LOG CABIN CHRONICLES

Open the door to the Boreal!

Posted 3.28.19
FRED RYAN

SHAWVILLE, QC | Talk to most people about current affairs, public personalities, important places and events, and chances are most of their news will be from south of the border. Maybe you'll hear some comment about events and places in Canada, but they'll almost exclusively be from the few big cities on our side of that border. We live in the second or third largest and richest country on the planet, yet our attention is focused somewhere else... Why does our distant focus even seem natural?

We Canadians on our continental-sized land mass are determined to look elsewhere; we stare somewhere else, as if our own environment, people, history, and events are, somehow, marginal or always "small." Big news can only come only from New York or L.A. We stand at our front doors, facing south. We can tell you Washington's gossip or Miami's gear-up for an invasion of Cuba and Venezuela. We talk about San Francisco parking chaos and shootings in New Orleans, about Oklahoma City's latest assault. Yet if we turn and look northward, look out our back yard, we face one of this planet's most impressive and massive ecosystems, the Northern Boreal Forest.

Living in the Pontiac -- straddling multiple dual worlds -- we benefit from our transition zone between temperate hardwood forest and the Boreal permafrost jungle. (Besides also benefitting from French-English, Quebec-Ontario, transitions). Sure, but when we talk about the best of our two worlds, we talk about Seattle.

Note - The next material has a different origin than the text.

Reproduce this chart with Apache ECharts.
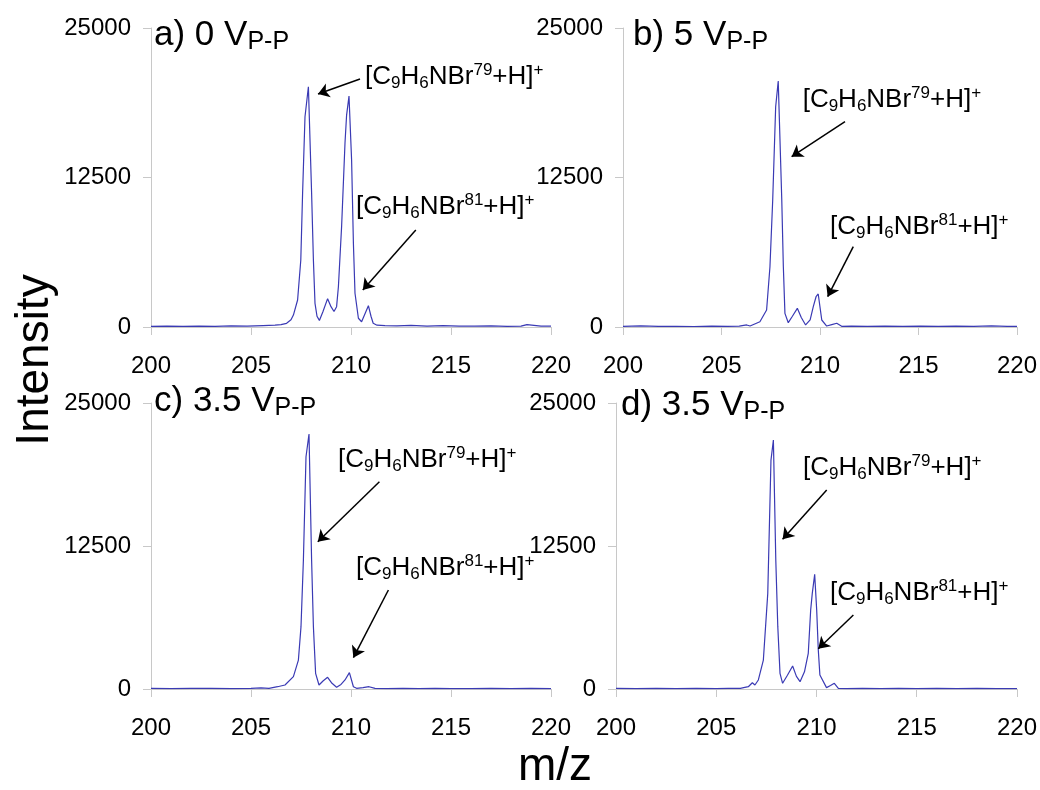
<!DOCTYPE html>
<html>
<head>
<meta charset="utf-8">
<script src="https://cdn.jsdelivr.net/npm/echarts@6/dist/echarts.min.js"></script>
<style>
  html, body { margin: 0; padding: 0; background: #fff; }
  #main { width: 1040px; height: 790px; }
</style>
</head>
<body>
<div id="main"></div>
<script>
// ---- spectra (m/z, intensity) ----
var mzA = [200, 200.8, 201.6, 202.4, 203.2, 204, 204.8, 205.6, 206.2, 206.5, 206.78, 207.0, 207.12, 207.33, 207.49, 207.58, 207.7, 207.87, 208.03, 208.12, 208.2, 208.3, 208.42, 208.6, 208.83, 209.0, 209.15, 209.28, 209.37, 209.53, 209.7, 209.78, 209.9, 210.03, 210.12, 210.2, 210.37, 210.53, 210.7, 210.87, 211.0, 211.11, 211.3, 211.7, 212.3, 213, 213.8, 214.6, 215.4, 216.2, 217.0, 217.8, 218.5, 218.8, 219.5, 220];
var intA = [60, 70, 50, 80, 60, 90, 70, 120, 150, 200, 310, 600, 1000, 2260, 5600, 11200, 17580, 20090, 11200, 5600, 1980, 900, 550, 1300, 2370, 1700, 1300, 1700, 3370, 8390, 15380, 17720, 19310, 13960, 7000, 2820, 730, 440, 1100, 1780, 900, 310, 150, 120, 90, 130, 80, 110, 80, 70, 90, 60, 80, 200, 70, 80];

var mzB = [200, 200.9, 201.8, 202.7, 203.6, 204.5, 205.3, 205.9, 206.28, 206.45, 206.95, 207.29, 207.46, 207.6, 207.75, 207.88, 208.06, 208.14, 208.22, 208.39, 208.6, 208.85, 209.05, 209.27, 209.5, 209.66, 209.8, 209.91, 210.09, 210.34, 210.6, 210.85, 211.1, 211.6, 212.4, 213.3, 214.2, 215.1, 216, 216.9, 217.8, 218.7, 219.5, 220];
var intB = [60, 90, 50, 60, 40, 70, 60, 80, 170, 80, 440, 1420, 5040, 10620, 18420, 20570, 10620, 5040, 1140, 360, 900, 1560, 800, 170, 600, 1700, 2530, 2760, 585, 80, 200, 310, 60, 70, 60, 80, 50, 70, 60, 80, 60, 90, 50, 60];

var mzC = [200, 201, 202, 203, 204, 205, 205.5, 205.9, 206.33, 206.7, 207.12, 207.37, 207.5, 207.62, 207.75, 207.9, 208.03, 208.12, 208.23, 208.4, 208.6, 208.83, 209.05, 209.28, 209.5, 209.7, 209.92, 210.12, 210.28, 210.6, 210.9, 211.2, 211.8, 212.6, 213.4, 214.2, 215, 216, 217, 218, 219, 220];
var intC = [50, 40, 60, 50, 40, 60, 100, 60, 200, 350, 1080, 2530, 5450, 11270, 20300, 22290, 11270, 5450, 1370, 350, 700, 1020, 500, 150, 400, 790, 1430, 200, 60, 120, 200, 50, 40, 50, 40, 50, 40, 40, 50, 40, 50, 40];

var mzD = [200, 201, 202, 203, 204, 205, 205.6, 206.2, 206.6, 206.8, 206.93, 207.1, 207.35, 207.57, 207.73, 207.85, 207.97, 208.07, 208.18, 208.31, 208.55, 208.81, 209.0, 209.18, 209.4, 209.59, 209.71, 209.79, 209.91, 210.01, 210.09, 210.17, 210.5, 210.7, 210.89, 211.09, 211.5, 212.3, 213.2, 214.1, 215, 216, 217, 218, 219, 220];
var intD = [50, 40, 50, 40, 50, 40, 60, 60, 200, 550, 350, 790, 2530, 8360, 20010, 21760, 11270, 5450, 1370, 500, 1200, 2010, 1100, 640, 1500, 3120, 6900, 8360, 10020, 6900, 3410, 1220, 120, 300, 500, 60, 40, 50, 40, 50, 40, 50, 40, 50, 40, 40];

var xTicks = [200, 205, 210, 215, 220];
var yTicks = [0, 12500, 25000];
var voltages = ['a) 0 ', 'b) 5 ', 'c) 3.5 ', 'd) 3.5 '];

var spectra = [[mzA, intA], [mzB, intB], [mzC, intC], [mzD, intD]];

// layout of the four panels
var grids = [
  { left: 151, top: 28, width: 400, height: 299 },
  { left: 623, top: 28, width: 394, height: 299 },
  { left: 151, top: 403, width: 400, height: 286 },
  { left: 616, top: 403, width: 401, height: 286 }
];
var titlePos = [[154, 15], [633, 15], [154, 381], [621, 385]];

// annotations in data units: label anchor (left-middle), arrow tail, arrow head
var notes = [
  { l79: [210.7, 20930], a79: [[210.45, 20736], [208.35, 19482]], l81: [210.25, 10033], a81: [[213.24, 8110], [210.59, 3094]] },
  { l79: [209.12, 18980], a79: [[211.27, 17165], [208.56, 14239]], l81: [210.51, 8386], a81: [[211.69, 6714], [210.39, 2533]] },
  { l79: [209.35, 20017], a79: [[211.42, 18121], [208.34, 12876]], l81: [210.25, 10577], a81: [[211.87, 8654], [210.12, 2736]] },
  { l79: [209.33, 19318], a79: [[210.51, 17395], [208.31, 13086]], l81: [210.67, 8392], a81: [[211.84, 6469], [210.09, 3523]] }
];

var FONT = '"Liberation Sans", Arial, sans-serif';
var ionRich = {
  m: { fontSize: 26, lineHeight: 30, color: '#000', fontFamily: FONT },
  s: { fontSize: 17, lineHeight: 14, verticalAlign: 'bottom', color: '#000', fontFamily: FONT },
  u: { fontSize: 17, lineHeight: 22, verticalAlign: 'top', color: '#000', fontFamily: FONT }
};
function ion(iso) {
  return '{m|[C}{s|9}{m|H}{s|6}{m|NBr}{u|' + iso + '}{m|+H]}{u|+}';
}

var chart = echarts.init(document.getElementById('main'));

var option = {
  animation: false,
  backgroundColor: '#fff',
  title: [],
  grid: [],
  xAxis: [],
  yAxis: [],
  series: [],
  graphic: [
    {
      type: 'text', x: 35, y: 360, rotation: Math.PI / 2,
      style: { text: 'Intensity', fontSize: 46, fontFamily: FONT, fill: '#000', align: 'center', verticalAlign: 'middle' }
    },
    {
      type: 'text', x: 555, y: 767,
      style: { text: 'm/z', fontSize: 46, fontFamily: FONT, fill: '#000', align: 'center', verticalAlign: 'middle' }
    }
  ]
};

var axisGrey = '#c8c8c8';

for (var i = 0; i < 4; i++) {
  option.grid.push(grids[i]);

  option.title.push({
    left: titlePos[i][0], top: titlePos[i][1], padding: 0,
    text: '{m|' + voltages[i] + 'V}{s|P-P}',
    textStyle: {
      fontWeight: 'normal',
      rich: {
        m: { fontSize: 35, lineHeight: 40, color: '#000', fontFamily: FONT, fontWeight: 'normal' },
        s: { fontSize: 25, lineHeight: 17, verticalAlign: 'bottom', color: '#000', fontFamily: FONT, fontWeight: 'normal' }
      }
    }
  });

  option.xAxis.push({
    type: 'value', gridIndex: i,
    min: xTicks[0], max: xTicks[xTicks.length - 1], interval: xTicks[1] - xTicks[0],
    axisLine: { show: true, onZero: false, lineStyle: { color: axisGrey, width: 1 } },
    axisTick: { show: true, length: 8, lineStyle: { color: axisGrey } },
    axisLabel: { margin: 27, fontSize: 24, color: '#000', fontFamily: FONT },
    splitLine: { show: false }
  });

  option.yAxis.push({
    type: 'value', gridIndex: i,
    min: yTicks[0], max: yTicks[yTicks.length - 1], interval: yTicks[1] - yTicks[0],
    axisLine: { show: true, lineStyle: { color: axisGrey, width: 1 } },
    axisTick: { show: true, length: 8, lineStyle: { color: axisGrey } },
    axisLabel: {
      margin: 20, fontSize: 24, color: '#000', fontFamily: FONT,
      formatter: function (v) { return String(v); }
    },
    splitLine: { show: false }
  });

  var xs = spectra[i][0], ys = spectra[i][1];
  var pts = xs.map(function (x, k) { return [x, ys[k]]; });
  var n = notes[i];

  option.series.push({
    type: 'line',
    xAxisIndex: i, yAxisIndex: i,
    data: pts,
    showSymbol: false,
    symbol: 'none',
    lineStyle: { color: '#3a3ab4', width: 1.2 },
    silent: true,
    markLine: {
      silent: true,
      animation: false,
      symbol: ['none', 'arrow'],
      symbolSize: 11,
      label: { show: false },
      lineStyle: { color: '#000', type: 'solid', width: 1.5 },
      emphasis: { disabled: true },
      data: [
        [{ coord: n.a79[0] }, { coord: n.a79[1] }],
        [{ coord: n.a81[0] }, { coord: n.a81[1] }]
      ]
    },
    markPoint: {
      silent: true,
      animation: false,
      symbol: 'circle',
      symbolSize: 0,
      itemStyle: { color: 'rgba(0,0,0,0)' },
      label: { show: true, position: 'right', distance: 0, rich: ionRich },
      data: [
        { coord: n.l79, label: { formatter: ion('79') } },
        { coord: n.l81, label: { formatter: ion('81') } }
      ]
    }
  });
}

chart.setOption(option);
</script>
</body>
</html>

Ask anyone about the world's greatest forests -- the planet's lungs and water purification systems -- they'll name the Amazon River basin, maybe the jungles of Africa and south Asia. Our Boreal Forest rivals the Amazon -- and if the new Brazilian government there has its way, their Amazon will shrink drastically. Our Boreal forest covers over half Canada's land-mass, second largest in the world.

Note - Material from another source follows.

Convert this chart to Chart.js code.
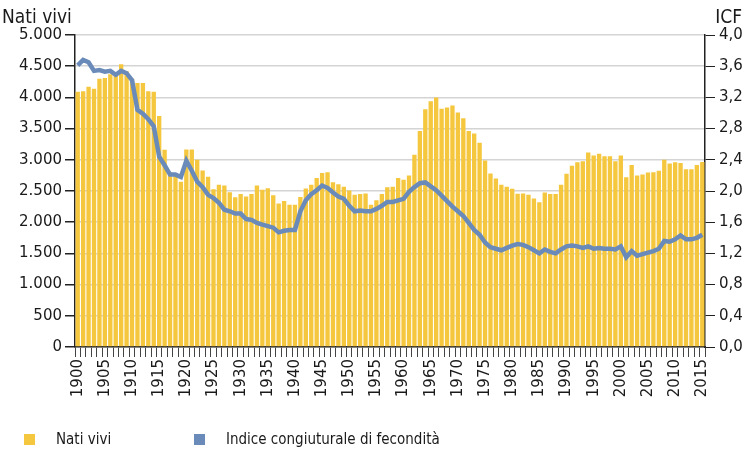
<!DOCTYPE html>
<html>
<head>
<meta charset="utf-8">
<script src="https://cdn.jsdelivr.net/npm/chart.js@4/dist/chart.umd.min.js"></script>
<style>
  body { margin: 0; background: #fff; }
  canvas { display: block; }
</style>
</head>
<body>
<canvas id="natiChart" width="754" height="452"></canvas>
<script>
// anni 1900-2015
var anni = [];
for (var a = 1900; a <= 2015; a++) anni.push(String(a));

// nati vivi
var natiVivi = [
  4090, 4100, 4170, 4140, 4300, 4310, 4370, 4350, 4530, 4420,
  4300, 4230, 4230, 4100, 4090, 3700, 3160, 2800, 2760, 2650,
  3165, 3165, 3000, 2830, 2730, 2530, 2600, 2590, 2480, 2400,
  2450, 2410, 2450, 2590, 2520, 2545, 2430, 2300, 2340, 2280,
  2280, 2405, 2540, 2600, 2710, 2790, 2800, 2640, 2610, 2570,
  2510, 2440, 2450, 2460, 2280, 2350, 2450, 2560, 2570, 2710,
  2680, 2750, 3080, 3460, 3810, 3940, 4000, 3820, 3840, 3870,
  3760, 3665, 3460, 3420, 3275, 2990, 2780, 2700, 2600, 2570,
  2535, 2455, 2460, 2440, 2380, 2320, 2475, 2450, 2450, 2600,
  2775, 2905, 2960, 2975, 3115, 3070, 3095, 3055, 3055, 2975,
  3070, 2720, 2915, 2750, 2765, 2795, 2800, 2825, 3000, 2940,
  2960, 2950, 2850, 2850, 2915, 2965
];

// indice congiunturale di fecondita (ICF)
var icf = [
  3.61, 3.68, 3.65, 3.54, 3.55, 3.53, 3.54, 3.49, 3.54, 3.51,
  3.42, 3.04, 2.99, 2.92, 2.83, 2.44, 2.33, 2.21, 2.21, 2.18,
  2.39, 2.26, 2.12, 2.05, 1.95, 1.91, 1.85, 1.76, 1.74, 1.71,
  1.71, 1.64, 1.63, 1.59, 1.57, 1.55, 1.53, 1.47, 1.49, 1.50,
  1.50, 1.74, 1.88, 1.96, 2.01, 2.07, 2.04, 1.98, 1.93, 1.90,
  1.81, 1.74, 1.75, 1.74, 1.74, 1.77, 1.81, 1.86, 1.86, 1.88,
  1.90, 1.99, 2.05, 2.10, 2.11, 2.06, 2.01, 1.94, 1.87, 1.80,
  1.74, 1.68, 1.59, 1.50, 1.44, 1.34, 1.28, 1.26, 1.24, 1.27,
  1.30, 1.32, 1.31, 1.28, 1.24, 1.20, 1.25, 1.22, 1.20, 1.25,
  1.29, 1.30, 1.29, 1.27, 1.29, 1.26, 1.27, 1.26, 1.26, 1.25,
  1.29, 1.15, 1.23, 1.17, 1.19, 1.21, 1.23, 1.26, 1.36, 1.35,
  1.38, 1.43, 1.38, 1.38, 1.40, 1.44
];

var FONT = "'DejaVu Sans', sans-serif";
var GIALLO = '#F5C73E';
var BLU = '#6A8BB9';
var TESTO = '#1a1a1a';

// titoli degli assi e legenda
var testiPlugin = {
  id: 'testi',
  afterDraw: function(chart) {
    var ctx = chart.ctx;
    ctx.save();
    ctx.fillStyle = TESTO;
    ctx.font = 'condensed 19px ' + FONT;
    ctx.textBaseline = 'alphabetic';
    ctx.textAlign = 'left';
    ctx.fillText('Nati vivi', 2, 23);
    ctx.textAlign = 'right';
    ctx.fillText('ICF', 742, 23);

    // legenda
    ctx.textAlign = 'left';
    ctx.textBaseline = 'middle';
    ctx.font = 'condensed 15px ' + FONT;
    ctx.fillStyle = GIALLO;
    ctx.fillRect(24, 434, 11, 11);
    ctx.fillStyle = TESTO;
    ctx.fillText('Nati vivi', 56, 440);
    ctx.fillStyle = BLU;
    ctx.fillRect(194, 434, 11, 11);
    ctx.fillStyle = TESTO;
    ctx.fillText('Indice congiuturale di fecondità', 226, 440);
    ctx.restore();
  }
};

var fontTick = { family: FONT, size: 15, style: 'condensed' };

new Chart(document.getElementById('natiChart'), {
  data: {
    labels: anni,
    datasets: [
      {
        type: 'line',
        label: 'Indice congiuturale di fecondità',
        data: icf,
        yAxisID: 'y1',
        borderColor: BLU,
        borderWidth: 4.5,
        pointRadius: 0,
        tension: 0,
        order: 0
      },
      {
        type: 'bar',
        label: 'Nati vivi',
        data: natiVivi,
        yAxisID: 'y',
        backgroundColor: GIALLO,
        barPercentage: 0.8,
        categoryPercentage: 1.0,
        order: 1
      }
    ]
  },
  options: {
    responsive: false,
    devicePixelRatio: 1,
    animation: false,
    layout: { padding: { top: 35, left: 0, right: 0, bottom: 45 } },
    plugins: {
      legend: { display: false },
      tooltip: { enabled: false }
    },
    scales: {
      x: {
        offset: true,
        afterFit: function(s) { s.height = 60; },
        grid: { drawOnChartArea: false, tickLength: 10, tickColor: '#444', lineWidth: 1 },
        border: { color: '#222', width: 1.5 },
        ticks: {
          autoSkip: false,
          maxRotation: 90,
          minRotation: 90,
          padding: 2,
          color: TESTO,
          font: fontTick,
          callback: function(v, i) {
            var l = this.getLabelForValue(v);
            return (Number(l) % 5 === 0) ? l : '';
          }
        }
      },
      y: {
        position: 'left',
        min: 0,
        max: 5000,
        afterFit: function(s) { s.width = 75; },
        grid: { color: '#d4d4d4', lineWidth: 1.5, tickColor: '#222', tickLength: 10 },
        border: { color: '#222', width: 1.5 },
        ticks: {
          stepSize: 500,
          padding: 3,
          color: TESTO,
          font: fontTick,
          callback: function(v) { return v.toLocaleString('it-IT'); }
        }
      },
      y1: {
        position: 'right',
        min: 0,
        max: 4,
        afterFit: function(s) { s.width = 49; },
        grid: { drawOnChartArea: false, tickColor: '#222', tickLength: 10 },
        border: { color: '#222', width: 1.5 },
        ticks: {
          stepSize: 0.4,
          padding: 4,
          color: TESTO,
          font: fontTick,
          callback: function(v) { return v.toFixed(1).replace('.', ','); }
        }
      }
    }
  },
  plugins: [testiPlugin]
});
</script>
</body>
</html>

The Boreal Forest, starting almost in Pontiac's back yard, houses 3.7 million people, well above Toronto. It is home to 150 species of birds; it sustains multiple and unique animal, fish and insect species. It generates $40 billion in exports every year (likely not sustainably); it holds iron, copper, nickel, gold, silver, and diamonds. It is the giant spring nourishing a continent. It is where 70 percent of our nation's Aboriginal peoples live.

All this as if Pontiac was a prize property at the edge of one of the world's great parks -- and yet we insist on talking about what's going on in Chicago. Is this Canadian self-effacement or are we so ill-informed?

We live in the dark about our massively complex and unexplored back yard, but seem to think the South's hurricanes, cyclones, earthquakes, tsunamis, and so on, are all that's happening. While we fret about denuded beach homes in Carolina or California's villas sliding to the sea, we ignore the daily good news of millions of tonnes of oxygen generated, billions of litres of water filtered and refreshed, tonnes of carbon sequestered from the atmosphere -- this is Earth's own good news! And it's coming from our own back yard.

Maybe the folks who live along the skirts of the great Amazon rain forest or the jungles of Borneo do the same, stare off to the celebrity-destinations created by modern advertising, as do we. Or maybe they breathe a little deeper with the oxygenated air blowing from the forest, they drink from a stream, maybe a tap, and eat fish from their waters, as we can do sometimes. As we should remember to do. As we should remember to feel grea for -- and pride of -- and not always mouth the alarmist gossip filling the communication signals we take for fresh air. We're the lucky ones, right here in the Pontiac and Ottawa Valley.

Why do we complain, look afield, re-post nasty messages... and torture ourselves? We live on the southern boundary of one planet Earth's richest natural resources, one of its major ecosystems, the Great Northern Boreal Forest. That continent-sized forest is touching our back doors in the Pontiac; it blows cubic miles of clean oxygenated fresh air against those back doors. Just open the door, your door.